START

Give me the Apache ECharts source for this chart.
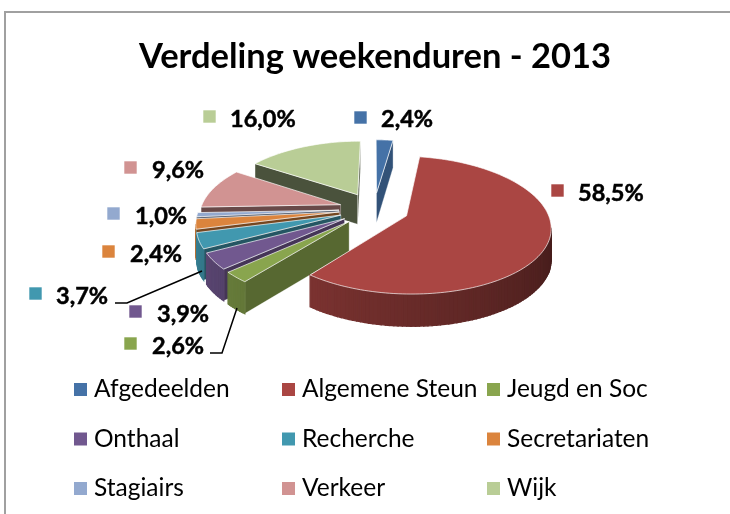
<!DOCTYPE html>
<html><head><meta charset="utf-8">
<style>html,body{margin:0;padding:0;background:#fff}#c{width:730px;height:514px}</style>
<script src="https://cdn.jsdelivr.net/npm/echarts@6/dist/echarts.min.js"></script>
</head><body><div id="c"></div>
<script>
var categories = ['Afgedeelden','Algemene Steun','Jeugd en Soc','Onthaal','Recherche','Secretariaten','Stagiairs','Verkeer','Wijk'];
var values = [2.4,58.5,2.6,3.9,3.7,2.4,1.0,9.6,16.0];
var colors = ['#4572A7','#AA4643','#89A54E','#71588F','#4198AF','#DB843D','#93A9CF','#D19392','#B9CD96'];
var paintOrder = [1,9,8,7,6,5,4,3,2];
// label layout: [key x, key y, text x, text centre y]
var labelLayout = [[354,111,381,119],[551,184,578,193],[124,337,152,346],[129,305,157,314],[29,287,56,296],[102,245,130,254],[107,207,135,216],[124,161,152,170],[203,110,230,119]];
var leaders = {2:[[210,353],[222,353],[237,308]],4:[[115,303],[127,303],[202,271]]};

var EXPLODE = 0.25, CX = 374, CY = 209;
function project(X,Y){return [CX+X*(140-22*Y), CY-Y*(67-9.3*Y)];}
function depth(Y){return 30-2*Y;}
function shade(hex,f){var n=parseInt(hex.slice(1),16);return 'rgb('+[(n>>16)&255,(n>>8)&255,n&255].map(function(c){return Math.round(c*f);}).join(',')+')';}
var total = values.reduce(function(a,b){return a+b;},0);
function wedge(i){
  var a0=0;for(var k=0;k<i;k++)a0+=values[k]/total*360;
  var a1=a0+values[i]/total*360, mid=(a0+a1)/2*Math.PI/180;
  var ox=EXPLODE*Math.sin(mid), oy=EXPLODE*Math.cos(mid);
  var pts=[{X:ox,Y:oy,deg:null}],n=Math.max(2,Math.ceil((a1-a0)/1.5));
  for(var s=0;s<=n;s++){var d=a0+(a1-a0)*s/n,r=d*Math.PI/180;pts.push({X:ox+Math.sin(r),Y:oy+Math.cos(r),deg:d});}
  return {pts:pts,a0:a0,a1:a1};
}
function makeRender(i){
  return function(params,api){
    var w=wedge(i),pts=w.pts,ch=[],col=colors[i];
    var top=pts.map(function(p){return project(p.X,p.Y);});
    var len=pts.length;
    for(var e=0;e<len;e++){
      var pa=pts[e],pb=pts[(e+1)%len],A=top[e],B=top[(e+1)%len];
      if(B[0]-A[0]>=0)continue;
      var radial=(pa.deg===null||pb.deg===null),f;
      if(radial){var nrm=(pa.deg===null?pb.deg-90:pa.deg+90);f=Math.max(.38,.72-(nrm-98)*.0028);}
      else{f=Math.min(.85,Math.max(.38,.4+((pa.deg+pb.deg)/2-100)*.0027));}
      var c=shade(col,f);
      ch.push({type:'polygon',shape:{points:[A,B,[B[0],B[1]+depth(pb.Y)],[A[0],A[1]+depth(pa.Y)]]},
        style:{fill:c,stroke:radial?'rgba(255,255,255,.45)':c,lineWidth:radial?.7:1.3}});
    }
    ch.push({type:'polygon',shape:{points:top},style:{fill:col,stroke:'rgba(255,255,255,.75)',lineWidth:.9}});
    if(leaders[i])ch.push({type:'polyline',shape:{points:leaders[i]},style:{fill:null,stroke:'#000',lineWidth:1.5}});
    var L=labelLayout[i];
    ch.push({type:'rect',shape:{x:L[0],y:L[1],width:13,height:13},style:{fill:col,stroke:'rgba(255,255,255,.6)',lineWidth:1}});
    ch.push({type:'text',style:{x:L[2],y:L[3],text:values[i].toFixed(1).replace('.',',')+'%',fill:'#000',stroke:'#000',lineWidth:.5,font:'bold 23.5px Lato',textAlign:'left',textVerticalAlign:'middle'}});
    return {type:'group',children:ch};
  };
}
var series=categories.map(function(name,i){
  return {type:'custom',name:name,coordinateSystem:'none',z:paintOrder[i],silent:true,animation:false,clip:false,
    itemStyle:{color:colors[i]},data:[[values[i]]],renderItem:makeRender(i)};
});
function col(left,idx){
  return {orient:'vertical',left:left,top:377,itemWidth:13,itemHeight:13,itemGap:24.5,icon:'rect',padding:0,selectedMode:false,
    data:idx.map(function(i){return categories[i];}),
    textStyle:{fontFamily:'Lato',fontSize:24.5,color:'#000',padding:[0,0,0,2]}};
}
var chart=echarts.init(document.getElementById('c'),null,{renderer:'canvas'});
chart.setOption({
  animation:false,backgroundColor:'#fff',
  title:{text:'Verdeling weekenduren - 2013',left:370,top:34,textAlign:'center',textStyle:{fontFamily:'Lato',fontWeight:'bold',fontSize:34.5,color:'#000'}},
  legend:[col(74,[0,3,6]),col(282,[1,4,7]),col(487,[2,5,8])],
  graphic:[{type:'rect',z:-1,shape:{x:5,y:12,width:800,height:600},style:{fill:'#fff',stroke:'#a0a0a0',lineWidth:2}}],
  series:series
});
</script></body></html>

END

→ **PROBLEM DETAILS**:
Repeat all the data as it stands, dropping any images it holds.

→ **RESULT**:
Give me the Apache ECharts source for this chart.
<!DOCTYPE html>
<html><head><meta charset="utf-8">
<style>html,body{margin:0;padding:0;background:#fff}#c{width:730px;height:514px}</style>
<script src="https://cdn.jsdelivr.net/npm/echarts@6/dist/echarts.min.js"></script>
</head><body><div id="c"></div>
<script>
var categories = ['Afgedeelden','Algemene Steun','Jeugd en Soc','Onthaal','Recherche','Secretariaten','Stagiairs','Verkeer','Wijk'];
var values = [2.4,58.5,2.6,3.9,3.7,2.4,1.0,9.6,16.0];
var colors = ['#4572A7','#AA4643','#89A54E','#71588F','#4198AF','#DB843D','#93A9CF','#D19392','#B9CD96'];
var paintOrder = [1,9,8,7,6,5,4,3,2];
// label layout: [key x, key y, text x, text centre y]
var labelLayout = [[354,111,381,119],[551,184,578,193],[124,337,152,346],[129,305,157,314],[29,287,56,296],[102,245,130,254],[107,207,135,216],[124,161,152,170],[203,110,230,119]];
var leaders = {2:[[210,353],[222,353],[237,308]],4:[[115,303],[127,303],[202,271]]};

var EXPLODE = 0.25, CX = 374, CY = 209;
function project(X,Y){return [CX+X*(140-22*Y), CY-Y*(67-9.3*Y)];}
function depth(Y){return 30-2*Y;}
function shade(hex,f){var n=parseInt(hex.slice(1),16);return 'rgb('+[(n>>16)&255,(n>>8)&255,n&255].map(function(c){return Math.round(c*f);}).join(',')+')';}
var total = values.reduce(function(a,b){return a+b;},0);
function wedge(i){
  var a0=0;for(var k=0;k<i;k++)a0+=values[k]/total*360;
  var a1=a0+values[i]/total*360, mid=(a0+a1)/2*Math.PI/180;
  var ox=EXPLODE*Math.sin(mid), oy=EXPLODE*Math.cos(mid);
  var pts=[{X:ox,Y:oy,deg:null}],n=Math.max(2,Math.ceil((a1-a0)/1.5));
  for(var s=0;s<=n;s++){var d=a0+(a1-a0)*s/n,r=d*Math.PI/180;pts.push({X:ox+Math.sin(r),Y:oy+Math.cos(r),deg:d});}
  return {pts:pts,a0:a0,a1:a1};
}
function makeRender(i){
  return function(params,api){
    var w=wedge(i),pts=w.pts,ch=[],col=colors[i];
    var top=pts.map(function(p){return project(p.X,p.Y);});
    var len=pts.length;
    for(var e=0;e<len;e++){
      var pa=pts[e],pb=pts[(e+1)%len],A=top[e],B=top[(e+1)%len];
      if(B[0]-A[0]>=0)continue;
      var radial=(pa.deg===null||pb.deg===null),f;
      if(radial){var nrm=(pa.deg===null?pb.deg-90:pa.deg+90);f=Math.max(.38,.72-(nrm-98)*.0028);}
      else{f=Math.min(.85,Math.max(.38,.4+((pa.deg+pb.deg)/2-100)*.0027));}
      var c=shade(col,f);
      ch.push({type:'polygon',shape:{points:[A,B,[B[0],B[1]+depth(pb.Y)],[A[0],A[1]+depth(pa.Y)]]},
        style:{fill:c,stroke:radial?'rgba(255,255,255,.45)':c,lineWidth:radial?.7:1.3}});
    }
    ch.push({type:'polygon',shape:{points:top},style:{fill:col,stroke:'rgba(255,255,255,.75)',lineWidth:.9}});
    if(leaders[i])ch.push({type:'polyline',shape:{points:leaders[i]},style:{fill:null,stroke:'#000',lineWidth:1.5}});
    var L=labelLayout[i];
    ch.push({type:'rect',shape:{x:L[0],y:L[1],width:13,height:13},style:{fill:col,stroke:'rgba(255,255,255,.6)',lineWidth:1}});
    ch.push({type:'text',style:{x:L[2],y:L[3],text:values[i].toFixed(1).replace('.',',')+'%',fill:'#000',stroke:'#000',lineWidth:.5,font:'bold 23.5px Lato',textAlign:'left',textVerticalAlign:'middle'}});
    return {type:'group',children:ch};
  };
}
var series=categories.map(function(name,i){
  return {type:'custom',name:name,coordinateSystem:'none',z:paintOrder[i],silent:true,animation:false,clip:false,
    itemStyle:{color:colors[i]},data:[[values[i]]],renderItem:makeRender(i)};
});
function col(left,idx){
  return {orient:'vertical',left:left,top:377,itemWidth:13,itemHeight:13,itemGap:24.5,icon:'rect',padding:0,selectedMode:false,
    data:idx.map(function(i){return categories[i];}),
    textStyle:{fontFamily:'Lato',fontSize:24.5,color:'#000',padding:[0,0,0,2]}};
}
var chart=echarts.init(document.getElementById('c'),null,{renderer:'canvas'});
chart.setOption({
  animation:false,backgroundColor:'#fff',
  title:{text:'Verdeling weekenduren - 2013',left:370,top:34,textAlign:'center',textStyle:{fontFamily:'Lato',fontWeight:'bold',fontSize:34.5,color:'#000'}},
  legend:[col(74,[0,3,6]),col(282,[1,4,7]),col(487,[2,5,8])],
  graphic:[{type:'rect',z:-1,shape:{x:5,y:12,width:800,height:600},style:{fill:'#fff',stroke:'#a0a0a0',lineWidth:2}}],
  series:series
});
</script></body></html>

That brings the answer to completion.